Biomass consists mainly of cellulose, hemicellulose, the main chain of which consists of xylans or glucomannans, and lignin, a complex phenolic polymer. In addition to the main constituents, other non-structural (extractive) materials are present in smaller amounts. Pyrolysis causes the thermal degradation of these compounds and, as a result, the biomass properties change significantly. According to Demirbas & Gonenç,14 thermal degradation occurs in the order: hemicellulose> cellulose> lignin. Figure 3 presents the TG curves in (wt %) for the materials.


Figure 3. TG curves for corn cob and charcoals produced in nitrogen atmos-phere and heating rate of 20 °C min-1


Comparing the curves, it was verified that the thermal stability of the studied charcoals increased with the temperature of the pyrolysis used in the production. The same pattern was observed by researchers when studying biochar obtained from the pyrolysis of pine pellets under nitrogen atmosphere.15 The hemicellulose decomposes in the range from 220 to 315 °C.16 Thus the hemicellulose possibly degraded completely in the three types of studied charcoal, because the lowest temperature used in the pyrolysis was 300 °C. Consequently, the hemicellulose degradation increased the thermal strength and stability of the charcoals.17 Therefore, differences in the stability of the types of produced charcoal may be due to the difference in their preparation and composition.

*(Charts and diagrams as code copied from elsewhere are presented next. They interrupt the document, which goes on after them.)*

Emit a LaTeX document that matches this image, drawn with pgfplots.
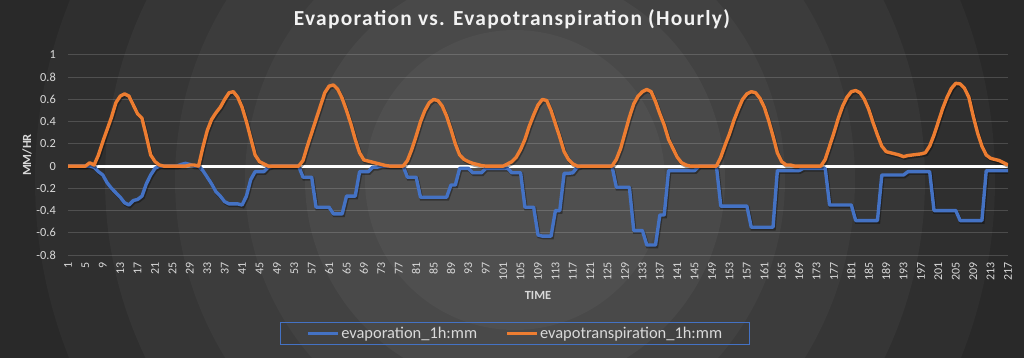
\documentclass[border=0pt]{standalone}
\usepackage{fontspec}
\setmainfont{Carlito}
\newfontfamily\titlefont[LetterSpace=6]{Carlito}
\usepackage{pgfplots}
\usepackage{pgfplotstable}
\pgfplotsset{compat=1.18}
\definecolor{evap}{HTML}{4472C4}
\definecolor{et}{HTML}{ED7D31}
\definecolor{txt}{HTML}{D9D9D9}

\pgfplotstableread{
t evap et
1 0 0
2 0 0
3 0 0
4 0 0
5 0 0
6 0 0.03
7 -0.01 0.01
8 -0.05 0.1
9 -0.08 0.22
10 -0.15 0.33
11 -0.2 0.44
12 -0.24 0.57
13 -0.28 0.63
14 -0.33 0.65
15 -0.35 0.63
16 -0.31 0.55
17 -0.3 0.47
18 -0.27 0.43
19 -0.16 0.27
20 -0.08 0.1
21 -0.02 0.04
22 0 0.01
23 0 0
24 0 0
25 0 0
26 0 0
27 0.015 0
28 0.025 0
29 0.015 0.01
30 0 0.01
31 0 0
32 -0.04 0.17
33 -0.1 0.32
34 -0.16 0.42
35 -0.23 0.48
36 -0.27 0.53
37 -0.32 0.6
38 -0.34 0.66
39 -0.34 0.67
40 -0.34 0.62
41 -0.35 0.53
42 -0.27 0.4
43 -0.12 0.25
44 -0.05 0.1
45 -0.05 0.04
46 -0.05 0.02
47 -0.01 0
48 0 0
49 0 0
50 0 0
51 0 0
52 0 0
53 0 0
54 0 0
55 -0.1 0.05
56 -0.1 0.18
57 -0.1 0.3
58 -0.37 0.42
59 -0.37 0.54
60 -0.37 0.66
61 -0.37 0.72
62 -0.43 0.73
63 -0.43 0.69
64 -0.43 0.61
65 -0.27 0.5
66 -0.27 0.38
67 -0.27 0.24
68 -0.05 0.12
69 -0.05 0.055
70 -0.05 0.045
71 -0.01 0.035
72 -0.01 0.025
73 0 0.015
74 0 0.005
75 0 0
76 0 0
77 0 0
78 0 0
79 -0.1 0.05
80 -0.1 0.15
81 -0.1 0.27
82 -0.28 0.4
83 -0.28 0.5
84 -0.28 0.57
85 -0.28 0.6
86 -0.28 0.59
87 -0.28 0.54
88 -0.28 0.45
89 -0.17 0.33
90 -0.17 0.2
91 -0.02 0.1
92 -0.02 0.06
93 -0.02 0.04
94 -0.06 0.025
95 -0.06 0.015
96 -0.06 0.005
97 -0.02 0
98 -0.02 0
99 -0.02 0
100 -0.02 0
101 -0.02 0
102 -0.02 0.02
103 -0.06 0.04
104 -0.06 0.08
105 -0.06 0.15
106 -0.37 0.24
107 -0.37 0.36
108 -0.37 0.46
109 -0.62 0.55
110 -0.63 0.6
111 -0.63 0.59
112 -0.63 0.5
113 -0.4 0.38
114 -0.4 0.26
115 -0.065 0.13
116 -0.065 0.06
117 -0.06 0.02
118 -0.01 0
119 0 0
120 0 0
121 0 0
122 0 0
123 0 0
124 0 0
125 0 0
126 0 0
127 -0.19 0.06
128 -0.19 0.16
129 -0.19 0.3
130 -0.19 0.44
131 -0.58 0.56
132 -0.58 0.63
133 -0.58 0.67
134 -0.71 0.69
135 -0.71 0.67
136 -0.71 0.58
137 -0.44 0.47
138 -0.44 0.37
139 -0.04 0.24
140 -0.04 0.16
141 -0.04 0.08
142 -0.04 0.03
143 -0.04 0.01
144 -0.04 0
145 -0.04 0
146 0 0
147 0 0
148 0 0
149 0 0
150 0 0
151 -0.36 0.08
152 -0.36 0.19
153 -0.36 0.29
154 -0.36 0.41
155 -0.36 0.51
156 -0.36 0.6
157 -0.36 0.65
158 -0.55 0.67
159 -0.55 0.66
160 -0.55 0.61
161 -0.55 0.53
162 -0.55 0.41
163 -0.55 0.27
164 -0.04 0.12
165 -0.04 0.04
166 -0.04 0.01
167 -0.04 0.01
168 -0.04 0
169 -0.04 0
170 -0.02 0
171 -0.02 0
172 -0.02 0
173 -0.02 0
174 -0.02 0
175 -0.02 0.06
176 -0.35 0.18
177 -0.35 0.3
178 -0.35 0.43
179 -0.35 0.54
180 -0.35 0.62
181 -0.35 0.67
182 -0.49 0.68
183 -0.49 0.66
184 -0.49 0.6
185 -0.49 0.51
186 -0.49 0.39
187 -0.49 0.28
188 -0.08 0.18
189 -0.08 0.13
190 -0.08 0.12
191 -0.08 0.11
192 -0.08 0.1
193 -0.08 0.085
194 -0.05 0.095
195 -0.05 0.1
196 -0.05 0.105
197 -0.05 0.11
198 -0.05 0.12
199 -0.05 0.18
200 -0.4 0.28
201 -0.4 0.4
202 -0.4 0.52
203 -0.4 0.62
204 -0.4 0.7
205 -0.4 0.745
206 -0.49 0.74
207 -0.49 0.7
208 -0.49 0.62
209 -0.49 0.45
210 -0.49 0.3
211 -0.49 0.18
212 -0.04 0.1
213 -0.04 0.07
214 -0.04 0.06
215 -0.04 0.05
216 -0.04 0.03
217 -0.04 0.01
}\datatable

\begin{document}
\begin{tikzpicture}[x=1bp,y=1bp]
\useasboundingbox (0,0) rectangle (1024,357);
\begin{scope}
\clip (0,0) rectangle (1024,357);
\fill[black!86.5] (0,0) rectangle (1024,357);
\fill[black!84] (515,177) circle (560);
\fill[black!81.5] (515,177) circle (480);
\fill[black!79] (515,177) circle (410);
\fill[black!76.5] (515,177) circle (340);
\fill[black!74] (515,177) circle (270);
\fill[black!71.5] (515,177) circle (210);
\fill[black!69] (515,177) circle (150);
\end{scope}
\begin{axis}[
  at={(68bp,102bp)}, anchor=south west,
  scale only axis, width=940bp, height=200bp,
  xmin=1, xmax=217, ymin=-0.8, ymax=1,
  /pgf/number format/assume math mode=true,
  axis line style={draw=none},
  major tick length=0pt,
  ytick={-0.8,-0.6,-0.4,-0.2,0,0.2,0.4,0.6,0.8,1},
  yticklabels={-0.8,-0.6,-0.4,-0.2,0,0.2,0.4,0.6,0.8,1},
  xtick={1,5,...,217},
  ymajorgrids,
  grid style={white, opacity=0.16, line width=1bp},
  yticklabel style={anchor=east, inner xsep=12bp, inner ysep=0pt, text=txt, font=\fontsize{12.4}{14}\selectfont},
  xticklabel style={rotate=90, anchor=east, inner xsep=7bp, inner ysep=0pt, text=txt, font=\fontsize{12}{14}\selectfont},
  xlabel={TIME}, ylabel={MM/HR},
  xlabel style={at={(axis description cs:0.5,-0.2)}, anchor=center, text=txt, font=\bfseries\fontsize{12.5}{14}\selectfont},
  ylabel style={at={(axis description cs:-0.0436,0.5)}, anchor=center, text=txt, font=\bfseries\fontsize{12.5}{14}\selectfont},
  title={Evaporation vs. Evapotranspiration (Hourly)},
  title style={at={(axis description cs:0.4723,1.15)}, anchor=center, text=white!95!black, font=\titlefont\bfseries\fontsize{21.5}{24}\selectfont},
  legend columns=2,
  legend style={at={(axis description cs:0.4755,-0.3925)}, anchor=center, draw=evap, line width=1bp, fill=none, text=txt,
    font=\fontsize{16.5}{18}\selectfont, inner xsep=26bp, inner ysep=3bp,
    nodes={inner sep=1.2bp},
    /tikz/every even column/.append style={column sep=27bp}},
  legend image code/.code={\draw[line width=3.5bp] (0bp,0bp) -- (30bp,0bp);},
]
\addplot[white, line width=3bp, forget plot] coordinates {(1,0) (217,0)};
\addplot[black, opacity=0.35, line width=3.6bp, xshift=1bp, yshift=-1.5bp, forget plot] table[x=t, y=evap] {\datatable};
\addplot[evap, line width=3.4bp, line join=round] table[x=t, y=evap] {\datatable};
\addplot[black, opacity=0.35, line width=3.6bp, xshift=1bp, yshift=-1.5bp, forget plot] table[x=t, y=et] {\datatable};
\addplot[et, line width=3.4bp, line join=round] table[x=t, y=et] {\datatable};
\legend{evaporation\_1h:mm, evapotranspiration\_1h:mm}
\end{axis}
\end{tikzpicture}
\end{document}
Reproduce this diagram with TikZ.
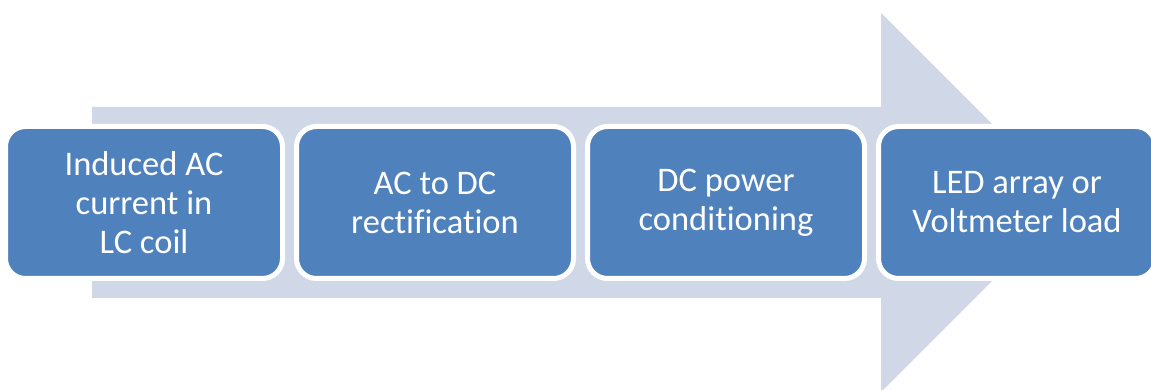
\documentclass[tikz,border=0pt]{standalone}
\usepackage{fontspec}
\setmainfont{Carlito}[Ligatures=NoCommon]
\usetikzlibrary{positioning}
\definecolor{arrowfill}{RGB}{208,216,232}
\definecolor{stagefill}{RGB}{79,129,189}
\tikzset{
  node distance=291pt,
  stage/.style={draw=white, line width=5pt, fill=stagefill, rounded corners=20pt,
    minimum width=277pt, minimum height=152pt, align=center, text=white,
    font=\fontsize{34.5}{39}\selectfont},
}

\begin{document}
\begin{tikzpicture}[x=1pt, y=1pt]
			      \useasboundingbox (0,0) rectangle (1151,390);

			      % arrow
			      \fill[arrowfill] (92,92) -- (92,283) -- (881,283) -- (881,377)
			      -- (1070.5,187.5) -- (881,-2) -- (881,92) -- cycle;

			      % stages
			      \node[stage] (ac) at (144,187.5) {Induced AC\\current in\\LC coil};
			      \node[stage, right of=ac] (rect) {AC to DC\\rectification};
			      \node[stage, right of=rect] (cond) {DC power\\conditioning};
			      \node[stage, right of=cond] (load) {LED array or\\Voltmeter load};

		      \end{tikzpicture}
\end{document}
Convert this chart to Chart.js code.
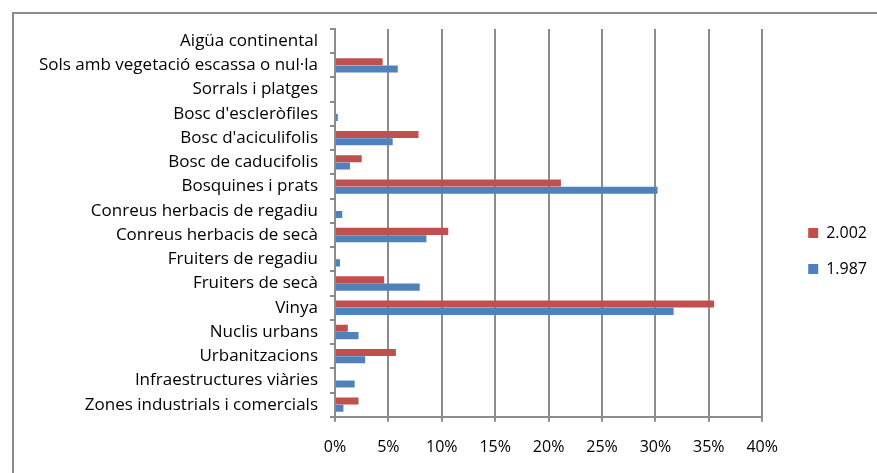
<!DOCTYPE html>
<html>
<head>
<meta charset="utf-8">
<script src="https://cdn.jsdelivr.net/npm/chart.js@4"></script>
<style>
  html, body { margin: 0; padding: 0; background: #fff; overflow: hidden; }
  #frame { position: absolute; left: 12px; top: 12px; width: 900px; height: 500px;
           border-left: 2px solid #8c8c8c; border-top: 2px solid #8c8c8c; }
  #wrap { position: absolute; left: 0; top: 0; width: 877px; height: 473px; }
</style>
</head>
<body>
<div id="frame"></div>
<div id="wrap"><canvas id="myChart" width="877" height="473"></canvas></div>
<script>
// categories, top to bottom as shown
const categories = [
  'Aigüa continental',
  'Sols amb vegetació escassa o nul·la',
  'Sorrals i platges',
  "Bosc d'escleròfiles",
  "Bosc d'aciculifolis",
  'Bosc de caducifolis',
  'Bosquines i prats',
  'Conreus herbacis de regadiu',
  'Conreus herbacis de secà',
  'Fruiters de regadiu',
  'Fruiters de secà',
  'Vinya',
  'Nuclis urbans',
  'Urbanitzacions',
  'Infraestructures vi\u00e0ries',
  'Zones industrials i comercials'
];

const seriesNames = ['2.002', '1.987'];

// percentages
const values2002 = [0, 4.46, 0, 0, 7.82, 2.5, 21.15, 0, 10.6, 0, 4.6, 35.5, 1.2, 5.7, 0, 2.2];
const values1987 = [0, 5.88, 0, 0.26, 5.4, 1.4, 30.2, 0.68, 8.56, 0.47, 7.93, 31.7, 2.2, 2.83, 1.84, 0.79];

const xTicks = [0, 5, 10, 15, 20, 25, 30, 35, 40];

const font = { family: '"Open Sans", sans-serif', size: 16 };
const catFont = { family: '"Open Sans", sans-serif', size: 17 };

const ctx = document.getElementById('myChart').getContext('2d');
const myChart = new Chart(ctx, {
  type: 'bar',
  data: {
    labels: categories,
    datasets: [{
      label: seriesNames[0],
      data: values2002,
      backgroundColor: '#c0504d',
      borderWidth: 0
    }, {
      label: seriesNames[1],
      data: values1987,
      backgroundColor: '#4f81bd',
      borderWidth: 0
    }]
  },
  options: {
    indexAxis: 'y',
    responsive: false,
    animation: false,
    layout: { padding: { top: 29, left: 20, right: 0, bottom: 0 } },
    datasets: { bar: { categoryPercentage: 0.6, barPercentage: 0.97 } },
    plugins: {
      tooltip: { enabled: false },
      legend: {
        position: 'right',
        labels: {
          color: '#000',
          font: font,
          boxWidth: 10,
          boxHeight: 10,
          padding: 20
        }
      }
    },
    scales: {
      x: {
        min: 0,
        max: 40,
        afterBuildTicks: (scale) => { scale.ticks = xTicks.map(v => ({ value: v })); },
        ticks: { color: '#000', font: font, padding: 16, callback: v => v + '%' },
        grid: { color: '#8c8c8c', lineWidth: 2, tickLength: 5 },
        border: { color: '#8c8c8c', width: 2 }
      },
      y: {
        afterFit: (scale) => { scale.width = 315; },
        ticks: { color: '#000', font: catFont, padding: 12, autoSkip: false },
        grid: { drawOnChartArea: false, color: '#8c8c8c', lineWidth: 2, tickLength: 5 },
        border: { color: '#8c8c8c', width: 2 }
      },
      // empty spacer between plot and legend
      gap: {
        type: 'linear',
        position: 'right',
        afterFit: (scale) => { scale.width = 26; },
        ticks: { display: false },
        grid: { display: false },
        border: { display: false }
      }
    }
  }
});
</script>
</body>
</html>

Lignin, a fundamentally important component for energy materials, remains degrading by heat even when cellulose and hemicellulose have been completely degraded. It is possible to verify the peak 460 °C corresponds especially to the lignin consumption,18 representing a more stable component. In Figure 4 the DTG curves in (wt. % min-1) of the materials are shown.


Figure 4. DTG curves for the produced corn cob and charcoals


It is possible to observe the temperature ranges where the main mass losses and the maximum degradation rates occurred. The initial decomposition phase, around 100 °C, was due to water evaporation that was not removed during drying.19 Corn cob was the first that begun to decompose when compared to the three types of charcoal. The corncob had an initial mass loss in 316 °C which may be due to the hemicellulose degradation. Another step was observed with the maximum mass loss rate (10.1 % min-1) at 365 °C, attributed to the degradation of cellulose and part of the lignin. Finally, a slight mass loss occurred with a maximum rate of 1.8 % min-1 at 439 °C. The latter phase, after the double peak, indicates the gradual lignin degradation into a carbon-rich residual solid, until it reached approximately 26.4% in weight of the parent material at 700 °C.

Table 1 presents the double peak distribution in the corn cob DTG curve describes the degradation of the major biomass constituents. This distribution disappears in the DTG charcoals curves due to the previous degradation of some constituents of the biomass during the pyrolysis. It was observed that the characteristic peak of lignin became more defined and was shifted to the right as the pyrolysis temperature increased, indicating changes in the biomass structure. It is assumed that the used average pyrolysis temperature (400 °C) was enough to completely degrade the hemicellulose and cellulose of the biomass, making the final product (charcoal) less reactive or thermally more resistant than the raw corn cob



In Figure 5, the absorption spectrum in the infrared region with Fourier transform (FTIR) can be observed.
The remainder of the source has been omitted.